The LHCb trigger and its upgrade

26 Aug 2014, 14:25
25m
Hörsaal K (Main Building)

Hörsaal K

Main Building

Talk 12) New concepts and techniques for accelerators and particle detectors New concepts and techniques for accelerators and particle detectors

Speaker

Mr Christian Linn

Description

The LHCb experiment is a spectrometer dedicated to the study of heavy flavour at the LHC. The current LHCb trigger system consists of a hardware level, which reduces the LHC inelastic collision rate of 13MHz to 1 MHz, at which the entire detector is read out. In a second level, implemented in a farm of 20k parallel-processing CPUs, the event rate is reduced to about 5 kHz. We review the performance of the LHCb trigger system, focusing on the High Level Trigger, during Run I of the LHC. The High Level Trigger showcased a number of pioneering concepts, for example : the deployment of an inclusive multivariate B-hadron tagger as the main physics trigger of the experiment, buffering of events to local disks in order to leverage the otherwise idle resources when the LHC does not produce collisions, and simulation-free event-by-event trigger efficiency corrections.
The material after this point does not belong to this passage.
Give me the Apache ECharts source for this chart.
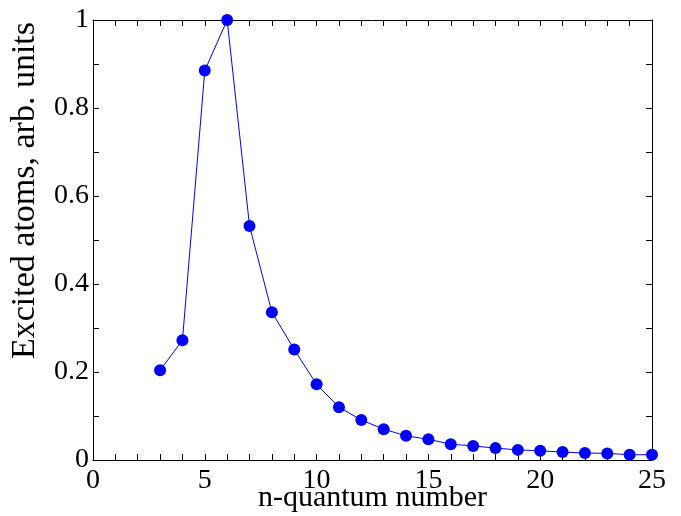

The LHCb experiment plans a major upgrade of the detector and DAQ system in the LHC shutdown of 2018. In this upgrade, a purely software based trigger system is being developed, which will have to process the full 30 MHz of inelastic collisions delivered by the LHC. We demonstrate that the planned architecture will be able to meet this challenge, particularly in the context of running stability and long term reproducibility of the trigger decisions. This talk will cover the design and performance of the LHCb trigger system in Run I as well as the planned improvements in the upgrade of the LHCb experiment.